## Written problem
In your copy, leave out the pictures; write out all the data exactly.
— START —
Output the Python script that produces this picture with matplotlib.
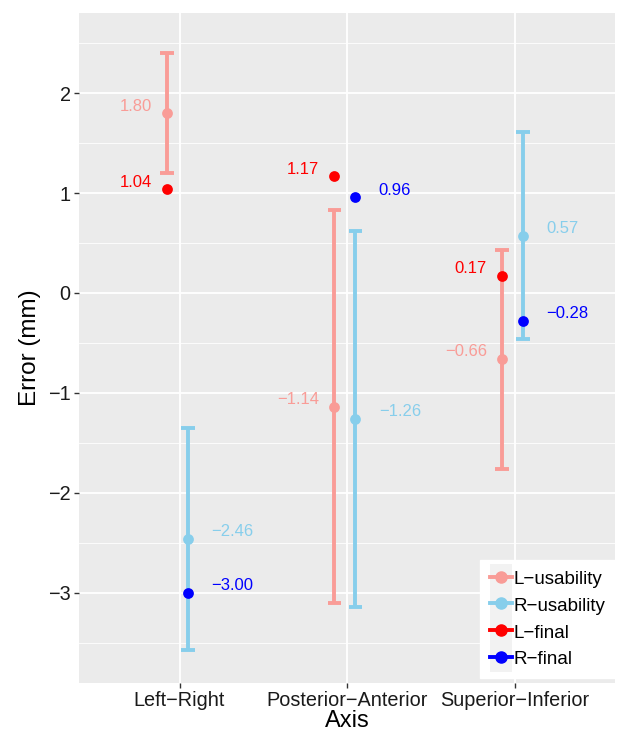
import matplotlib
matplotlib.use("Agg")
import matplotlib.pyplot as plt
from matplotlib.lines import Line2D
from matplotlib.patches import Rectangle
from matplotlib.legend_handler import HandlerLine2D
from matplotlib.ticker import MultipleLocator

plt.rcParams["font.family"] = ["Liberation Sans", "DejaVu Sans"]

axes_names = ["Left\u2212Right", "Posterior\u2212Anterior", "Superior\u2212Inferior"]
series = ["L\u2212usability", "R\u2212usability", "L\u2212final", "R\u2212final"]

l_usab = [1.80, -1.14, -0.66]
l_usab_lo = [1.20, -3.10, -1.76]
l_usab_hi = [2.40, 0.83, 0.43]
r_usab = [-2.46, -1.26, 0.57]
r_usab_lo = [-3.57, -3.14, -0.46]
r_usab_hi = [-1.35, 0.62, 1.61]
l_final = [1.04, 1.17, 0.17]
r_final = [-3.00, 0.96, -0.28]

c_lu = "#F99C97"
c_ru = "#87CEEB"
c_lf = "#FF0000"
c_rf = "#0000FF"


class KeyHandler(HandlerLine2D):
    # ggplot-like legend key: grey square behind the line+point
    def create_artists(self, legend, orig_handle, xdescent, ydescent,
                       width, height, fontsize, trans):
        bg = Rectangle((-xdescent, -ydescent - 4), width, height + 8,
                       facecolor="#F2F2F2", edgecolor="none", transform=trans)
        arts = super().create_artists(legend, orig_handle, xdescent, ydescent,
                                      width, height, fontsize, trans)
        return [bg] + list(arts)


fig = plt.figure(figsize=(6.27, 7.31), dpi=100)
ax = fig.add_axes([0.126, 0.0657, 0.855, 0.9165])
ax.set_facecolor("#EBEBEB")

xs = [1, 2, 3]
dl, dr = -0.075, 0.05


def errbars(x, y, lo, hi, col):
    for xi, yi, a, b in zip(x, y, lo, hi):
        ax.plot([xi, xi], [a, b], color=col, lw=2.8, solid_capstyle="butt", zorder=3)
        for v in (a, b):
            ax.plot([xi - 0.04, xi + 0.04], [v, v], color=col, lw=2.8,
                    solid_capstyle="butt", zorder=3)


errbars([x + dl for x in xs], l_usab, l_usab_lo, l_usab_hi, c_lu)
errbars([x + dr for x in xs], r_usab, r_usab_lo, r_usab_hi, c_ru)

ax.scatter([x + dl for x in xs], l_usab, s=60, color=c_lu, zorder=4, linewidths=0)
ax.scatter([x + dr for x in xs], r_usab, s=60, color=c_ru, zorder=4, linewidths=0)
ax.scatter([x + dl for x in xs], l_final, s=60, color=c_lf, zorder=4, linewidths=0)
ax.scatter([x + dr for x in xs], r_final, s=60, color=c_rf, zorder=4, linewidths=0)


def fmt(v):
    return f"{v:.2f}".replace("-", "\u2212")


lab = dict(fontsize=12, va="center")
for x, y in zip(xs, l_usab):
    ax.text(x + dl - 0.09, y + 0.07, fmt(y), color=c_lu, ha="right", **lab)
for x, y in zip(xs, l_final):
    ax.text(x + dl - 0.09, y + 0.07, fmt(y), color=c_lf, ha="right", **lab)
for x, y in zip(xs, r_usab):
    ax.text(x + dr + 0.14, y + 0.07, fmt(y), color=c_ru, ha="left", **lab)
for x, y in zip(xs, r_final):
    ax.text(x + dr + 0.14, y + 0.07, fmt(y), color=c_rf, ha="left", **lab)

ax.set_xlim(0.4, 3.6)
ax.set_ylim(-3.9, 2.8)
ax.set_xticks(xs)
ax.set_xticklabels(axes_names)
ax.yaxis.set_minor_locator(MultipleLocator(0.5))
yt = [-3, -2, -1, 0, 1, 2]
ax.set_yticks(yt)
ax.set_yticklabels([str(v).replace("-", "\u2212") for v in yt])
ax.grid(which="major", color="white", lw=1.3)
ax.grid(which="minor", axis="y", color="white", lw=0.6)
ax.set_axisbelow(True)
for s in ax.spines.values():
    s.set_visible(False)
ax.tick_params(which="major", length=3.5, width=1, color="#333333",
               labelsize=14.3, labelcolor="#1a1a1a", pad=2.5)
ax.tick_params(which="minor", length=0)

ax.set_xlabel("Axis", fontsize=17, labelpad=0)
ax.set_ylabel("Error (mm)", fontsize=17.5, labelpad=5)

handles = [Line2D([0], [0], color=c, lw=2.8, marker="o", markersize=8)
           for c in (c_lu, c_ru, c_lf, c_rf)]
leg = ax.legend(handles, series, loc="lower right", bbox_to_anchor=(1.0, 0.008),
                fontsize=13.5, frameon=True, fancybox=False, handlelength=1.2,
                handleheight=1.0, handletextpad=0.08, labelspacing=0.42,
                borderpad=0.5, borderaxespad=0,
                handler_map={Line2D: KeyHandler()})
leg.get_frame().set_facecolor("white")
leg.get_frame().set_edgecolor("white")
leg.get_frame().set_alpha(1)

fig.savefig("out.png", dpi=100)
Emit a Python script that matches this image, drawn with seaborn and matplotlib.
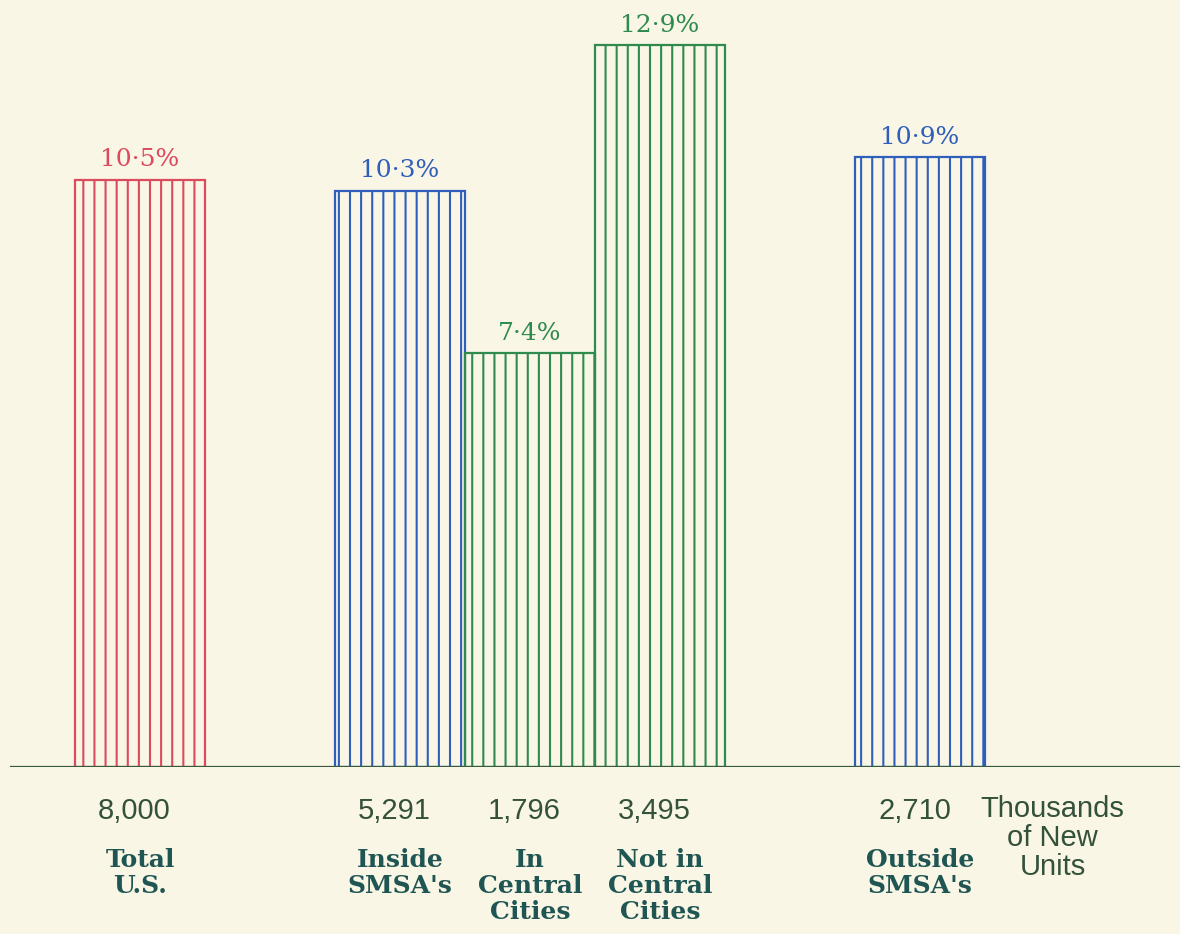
— END —
## Final answer
Output the Python script that produces this picture with matplotlib.
import matplotlib
matplotlib.use("Agg")
import matplotlib.pyplot as plt
from matplotlib.lines import Line2D
from matplotlib.patches import Rectangle
from matplotlib.legend_handler import HandlerLine2D
from matplotlib.ticker import MultipleLocator

plt.rcParams["font.family"] = ["Liberation Sans", "DejaVu Sans"]

axes_names = ["Left\u2212Right", "Posterior\u2212Anterior", "Superior\u2212Inferior"]
series = ["L\u2212usability", "R\u2212usability", "L\u2212final", "R\u2212final"]

l_usab = [1.80, -1.14, -0.66]
l_usab_lo = [1.20, -3.10, -1.76]
l_usab_hi = [2.40, 0.83, 0.43]
r_usab = [-2.46, -1.26, 0.57]
r_usab_lo = [-3.57, -3.14, -0.46]
r_usab_hi = [-1.35, 0.62, 1.61]
l_final = [1.04, 1.17, 0.17]
r_final = [-3.00, 0.96, -0.28]

c_lu = "#F99C97"
c_ru = "#87CEEB"
c_lf = "#FF0000"
c_rf = "#0000FF"


class KeyHandler(HandlerLine2D):
    # ggplot-like legend key: grey square behind the line+point
    def create_artists(self, legend, orig_handle, xdescent, ydescent,
                       width, height, fontsize, trans):
        bg = Rectangle((-xdescent, -ydescent - 4), width, height + 8,
                       facecolor="#F2F2F2", edgecolor="none", transform=trans)
        arts = super().create_artists(legend, orig_handle, xdescent, ydescent,
                                      width, height, fontsize, trans)
        return [bg] + list(arts)


fig = plt.figure(figsize=(6.27, 7.31), dpi=100)
ax = fig.add_axes([0.126, 0.0657, 0.855, 0.9165])
ax.set_facecolor("#EBEBEB")

xs = [1, 2, 3]
dl, dr = -0.075, 0.05


def errbars(x, y, lo, hi, col):
    for xi, yi, a, b in zip(x, y, lo, hi):
        ax.plot([xi, xi], [a, b], color=col, lw=2.8, solid_capstyle="butt", zorder=3)
        for v in (a, b):
            ax.plot([xi - 0.04, xi + 0.04], [v, v], color=col, lw=2.8,
                    solid_capstyle="butt", zorder=3)


errbars([x + dl for x in xs], l_usab, l_usab_lo, l_usab_hi, c_lu)
errbars([x + dr for x in xs], r_usab, r_usab_lo, r_usab_hi, c_ru)

ax.scatter([x + dl for x in xs], l_usab, s=60, color=c_lu, zorder=4, linewidths=0)
ax.scatter([x + dr for x in xs], r_usab, s=60, color=c_ru, zorder=4, linewidths=0)
ax.scatter([x + dl for x in xs], l_final, s=60, color=c_lf, zorder=4, linewidths=0)
ax.scatter([x + dr for x in xs], r_final, s=60, color=c_rf, zorder=4, linewidths=0)


def fmt(v):
    return f"{v:.2f}".replace("-", "\u2212")


lab = dict(fontsize=12, va="center")
for x, y in zip(xs, l_usab):
    ax.text(x + dl - 0.09, y + 0.07, fmt(y), color=c_lu, ha="right", **lab)
for x, y in zip(xs, l_final):
    ax.text(x + dl - 0.09, y + 0.07, fmt(y), color=c_lf, ha="right", **lab)
for x, y in zip(xs, r_usab):
    ax.text(x + dr + 0.14, y + 0.07, fmt(y), color=c_ru, ha="left", **lab)
for x, y in zip(xs, r_final):
    ax.text(x + dr + 0.14, y + 0.07, fmt(y), color=c_rf, ha="left", **lab)

ax.set_xlim(0.4, 3.6)
ax.set_ylim(-3.9, 2.8)
ax.set_xticks(xs)
ax.set_xticklabels(axes_names)
ax.yaxis.set_minor_locator(MultipleLocator(0.5))
yt = [-3, -2, -1, 0, 1, 2]
ax.set_yticks(yt)
ax.set_yticklabels([str(v).replace("-", "\u2212") for v in yt])
ax.grid(which="major", color="white", lw=1.3)
ax.grid(which="minor", axis="y", color="white", lw=0.6)
ax.set_axisbelow(True)
for s in ax.spines.values():
    s.set_visible(False)
ax.tick_params(which="major", length=3.5, width=1, color="#333333",
               labelsize=14.3, labelcolor="#1a1a1a", pad=2.5)
ax.tick_params(which="minor", length=0)

ax.set_xlabel("Axis", fontsize=17, labelpad=0)
ax.set_ylabel("Error (mm)", fontsize=17.5, labelpad=5)

handles = [Line2D([0], [0], color=c, lw=2.8, marker="o", markersize=8)
           for c in (c_lu, c_ru, c_lf, c_rf)]
leg = ax.legend(handles, series, loc="lower right", bbox_to_anchor=(1.0, 0.008),
                fontsize=13.5, frameon=True, fancybox=False, handlelength=1.2,
                handleheight=1.0, handletextpad=0.08, labelspacing=0.42,
                borderpad=0.5, borderaxespad=0,
                handler_map={Line2D: KeyHandler()})
leg.get_frame().set_facecolor("white")
leg.get_frame().set_edgecolor("white")
leg.get_frame().set_alpha(1)

fig.savefig("out.png", dpi=100)
Emit a Python script that matches this image, drawn with seaborn and matplotlib.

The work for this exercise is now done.